Employer's value of an application: In a CPC model, the employer's max CPC bid is the explicit signal of value. The AI interprets a higher max bid as authorisation to bid more aggressively across auctions, increasing win rate and impression volume at the cost of higher per-click spend. Setting the max CPC too low relative to competitors for the same candidate audience results in low win rates and potentially insufficient click delivery before the campaign expires.

Expertini occupies a dual role in the recruitment RTB stack: it is simultaneously a publisher (operating its own 251-country job seeker network, making 700,000+ monthly user sessions available as advertising inventory) and a DSP-equivalent (bidding on behalf of employers in external partner networks).

Within Expertini's own platform, the "auction" for sponsored placement is simplified relative to external RTB: sponsored jobs are flagged in the Elasticsearch index with a Expertini_Sponsored_Active marker and receive priority placement in search results. This is not a real-time auction — it is a priority ranking modification. The programmatic RTB model operates in the external partner networks where Expertini bids as a demand-side participant using employer campaign data.

The AI optimisation layer monitors click-to-application conversion rates across all active partner channels for each campaign, dynamically adjusting budget allocation toward networks delivering higher application conversion rates. This reallocation operates at the partner network level rather than at the individual publisher level within those networks — a distinction that matters for performance ceiling. Enterprise platforms with direct API integrations can optimise at the individual publisher level (e.g. allocating more to specific Programmatic Partners member sites that historically convert well for specific job categories). Feed-based integrations optimise at the network level, which is a coarser but still meaningful control.

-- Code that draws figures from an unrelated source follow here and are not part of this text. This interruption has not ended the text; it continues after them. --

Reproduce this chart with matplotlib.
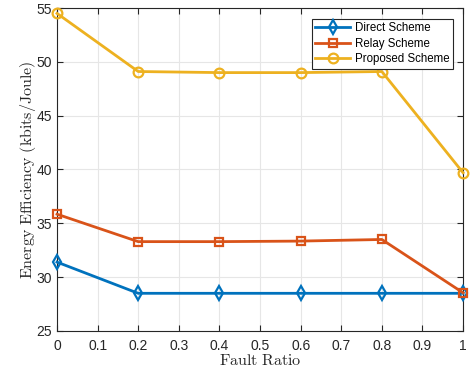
import matplotlib
matplotlib.use("Agg")
import matplotlib.pyplot as plt

fault_ratio = [0, 0.2, 0.4, 0.6, 0.8, 1.0]
direct = [31.4, 28.5, 28.5, 28.5, 28.5, 28.5]
relay = [35.85, 33.3, 33.3, 33.35, 33.5, 28.55]
proposed = [54.5, 49.1, 49.0, 49.0, 49.1, 39.7]

xticks = [0, 0.1, 0.2, 0.3, 0.4, 0.5, 0.6, 0.7, 0.8, 0.9, 1]
xticklabels = ["0", "0.1", "0.2", "0.3", "0.4", "0.5", "0.6", "0.7", "0.8", "0.9", "1"]

plt.rcParams.update({
    "font.family": "Liberation Sans",
    "font.size": 10,
    "mathtext.fontset": "cm",
})

fig = plt.figure(figsize=(4.73, 3.74), dpi=100)
ax = fig.add_axes([0.1205, 0.115, 0.8585, 0.8636])

ax.plot(fault_ratio, direct, color="#0072BD", lw=2, marker="d", ms=7,
        mfc="none", mew=1.6, label="Direct Scheme", clip_on=False, zorder=3)
ax.plot(fault_ratio, relay, color="#D95319", lw=2, marker="s", ms=6,
        mfc="none", mew=1.6, label="Relay Scheme", clip_on=False, zorder=3)
ax.plot(fault_ratio, proposed, color="#EDB120", lw=2, marker="o", ms=7,
        mfc="none", mew=1.6, label="Proposed Scheme", clip_on=False, zorder=3)

ax.set_xlim(0, 1)
ax.set_ylim(25, 55)
ax.set_xticks(xticks)
ax.set_xticklabels(xticklabels)
ax.set_yticks([25, 30, 35, 40, 45, 50, 55])
ax.tick_params(direction="in", length=4, width=0.8, colors="#262626",
               labelsize=10, top=True, right=True)
ax.tick_params(axis="x", pad=6)
ax.grid(True, color="#e6e6e6", linewidth=0.8)
ax.set_axisbelow(True)
for s in ax.spines.values():
    s.set_color("#262626")
    s.set_linewidth(0.8)

ax.set_xlabel(r"$\mathrm{Fault\ Ratio}$", fontsize=11.5, color="#262626", labelpad=0)
ax.set_ylabel(r"$\mathrm{Energy\ Efficiency\ (kbits/Joule)}$", fontsize=11.5,
              color="#262626", labelpad=-1)

leg = ax.legend(loc="upper right", bbox_to_anchor=(0.983, 0.977), fontsize=8.3,
                fancybox=False, edgecolor="#262626", framealpha=1,
                handlelength=3.0, borderpad=0.3, labelspacing=0.3,
                handletextpad=0.4, borderaxespad=0.3)
leg.get_frame().set_linewidth(0.8)

fig.savefig("out.png", dpi=100)
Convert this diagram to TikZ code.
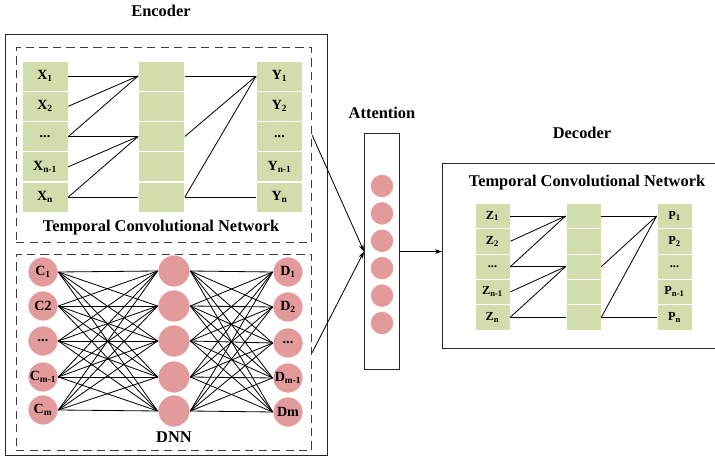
\documentclass[tikz,border=0pt]{standalone}
\usepackage{fontspec}
\setmainfont{Liberation Serif}
\usetikzlibrary{positioning, arrows.meta, calc}
\definecolor{cellgreen}{RGB}{209,221,170}
\definecolor{unitpink}{RGB}{227,154,154}
\definecolor{dashgray}{RGB}{60,60,60}
\newcommand{\tridot}{...}

\begin{document}
\begin{tikzpicture}[x=0.03cm, y=-0.03cm,
    cell/.style={rectangle, fill=cellgreen, draw=white, line width=0.6pt, minimum width=1.38cm, minimum height=0.9cm, inner sep=0pt, font=\fontsize{12}{12}\selectfont\bfseries},
    smallcell/.style={cell, minimum width=1.05cm, minimum height=0.76cm, font=\fontsize{10.5}{10.5}\selectfont\bfseries},
    unit/.style={circle, fill=unitpink, draw=white, line width=0.6pt, minimum size=0.9cm, inner sep=0pt, font=\fontsize{12}{12}\selectfont\bfseries},
    bigunit/.style={unit, minimum size=0.96cm},
    attunit/.style={unit, minimum size=0.7cm},
    dashbox/.style={rectangle, draw=dashgray, dash pattern=on 7pt off 4.5pt, line width=1pt, inner sep=0pt, anchor=north west},
    solidbox/.style={rectangle, draw=black!85, line width=0.9pt, inner sep=0pt, anchor=north west},
    title/.style={font=\fontsize{14}{14}\selectfont\bfseries},
    link/.style={line width=0.7pt},
    arrow/.style={link, -{Stealth[length=6pt, width=4pt]}}
]
\path[use as bounding box, clip] (0,0) rectangle (715,459);

% encoder frame
\node[title] (enctitle) at (161,11) {Encoder};
\node[solidbox, minimum width=9.675cm, minimum height=12.63cm] (enc) at (4.5,34) {};
\node[dashbox, minimum width=8.865cm, minimum height=5.85cm] (tcnA) at (15.5,47) {};
\node[dashbox, minimum width=8.865cm, minimum height=5.88cm] (dnnA) at (15.5,254) {};

% encoder TCN
\foreach \i/\t in {1/{X\textsubscript{1}},2/{X\textsubscript{2}},3/\tridot,4/{X\textsubscript{n-1}},5/{X\textsubscript{n}}}
    \node[cell] (x\i) at (45,{76+30.25*(\i-1)}) {\t};
\foreach \i in {1,...,5}
    \node[cell] (em\i) at (161.5,{76+30.25*(\i-1)}) {};
\foreach \i/\t in {1/{Y\textsubscript{1}},2/{Y\textsubscript{2}},3/\tridot,4/{Y\textsubscript{n-1}},5/{Y\textsubscript{n}}}
    \node[cell] (y\i) at (279.5,{76+30.25*(\i-1)}) {\t};
\foreach \a/\b in {1/1,2/1,3/1,3/3,4/3,5/3,5/5}
    \draw[link] (x\a.east) -- (em\b.west);
\foreach \a/\b in {1/1,3/1,5/1,5/5}
    \draw[link] (em\a.east) -- (y\b.west);
\node[title] (tcnlabA) at (161,228) {Temporal Convolutional Network};

% encoder DNN
\foreach \i/\t/\yy in {1/{C\textsubscript{1}}/272,2/C2/306,3/\tridot/341,4/{C\textsubscript{m-1}}/377,5/{C\textsubscript{m}}/410}
    \node[unit] (c\i) at (43,\yy) {\t};
\foreach \i/\yy in {1/271,2/306,3/341,4/377,5/411}
    \node[bigunit] (h\i) at (174,\yy) {};
\foreach \i/\t/\yy in {1/{D\textsubscript{1}}/272,2/{D\textsubscript{2}}/307,3/\tridot/343,4/{D\textsubscript{m-1}}/378,5/Dm/412}
    \node[unit] (d\i) at (288,\yy) {\t};
\foreach \a in {1,...,5}
    \foreach \b in {1,...,5} {
        \draw[link] (c\a.east) -- (h\b.west);
        \draw[link] (h\a.east) -- (d\b.west);
    }
\node[title] (dnnlab) at (174,437) {DNN};

% attention
\node[title] (atttitle) at (382,113) {Attention};
\node[solidbox, minimum width=1.05cm, minimum height=7.08cm] (att) at (364,133) {};
\foreach \i in {1,...,6}
    \node[attunit] (a\i) at (382,{186+27.4*(\i-1)}) {};

% decoder
\node[title] (dectitle) at (582,133) {Decoder};
\node[solidbox, minimum width=8.4cm, minimum height=5.55cm] (dec) at (442,163) {};
\node[title] (tcnlabB) at (587,183) {Temporal Convolutional Network};
\foreach \i/\t in {1/{Z\textsubscript{1}},2/{Z\textsubscript{2}},3/\tridot,4/{Z\textsubscript{n-1}},5/{Z\textsubscript{n}}}
    \node[smallcell] (z\i) at (492.5,{216+25.3*(\i-1)}) {\t};
\foreach \i in {1,...,5}
    \node[smallcell] (dm\i) at (583.5,{216+25.3*(\i-1)}) {};
\foreach \i/\t in {1/{P\textsubscript{1}},2/{P\textsubscript{2}},3/\tridot,4/{P\textsubscript{n-1}},5/{P\textsubscript{n}}}
    \node[smallcell] (p\i) at (674.5,{216+25.3*(\i-1)}) {\t};
\foreach \a/\b in {1/1,2/1,3/1,3/3,4/3,5/3,5/5}
    \draw[link] (z\a.east) -- (dm\b.west);
\foreach \a/\b in {1/1,3/1,5/1,5/5}
    \draw[link] (dm\a.east) -- (p\b.west);

% arrows
\draw[arrow] ($(tcnA.north east)!0.45!(tcnA.south east)$) -- (att.west);
\draw[arrow] (dnnA.east) -- (att.west);
\draw[arrow] (att.east) -- (att.east -| dec.west);
\end{tikzpicture}
\end{document}
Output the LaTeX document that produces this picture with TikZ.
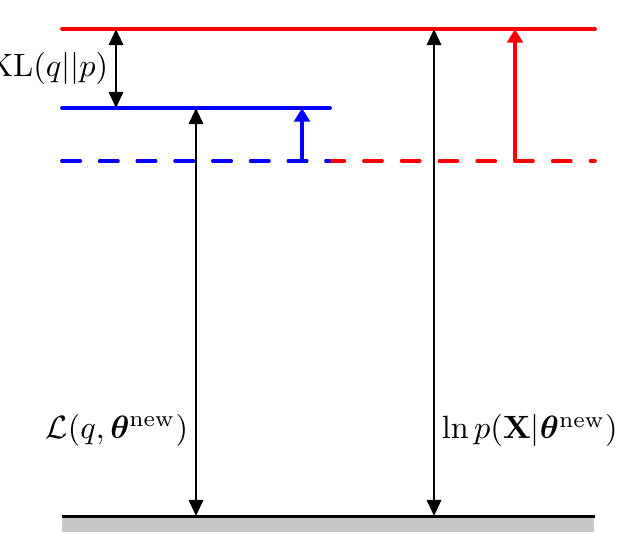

One important transparency note: because Expertini's click tracker is the single counter of record for all partner network clicks, the employer's dashboard provides a single, consistent view of click delivery regardless of which partner network delivered each click. This contrasts with some programmatic approaches where each partner network reports independently, requiring the employer to manually reconcile click counts across platforms — a process prone to discrepancy due to different definitions of "billable click."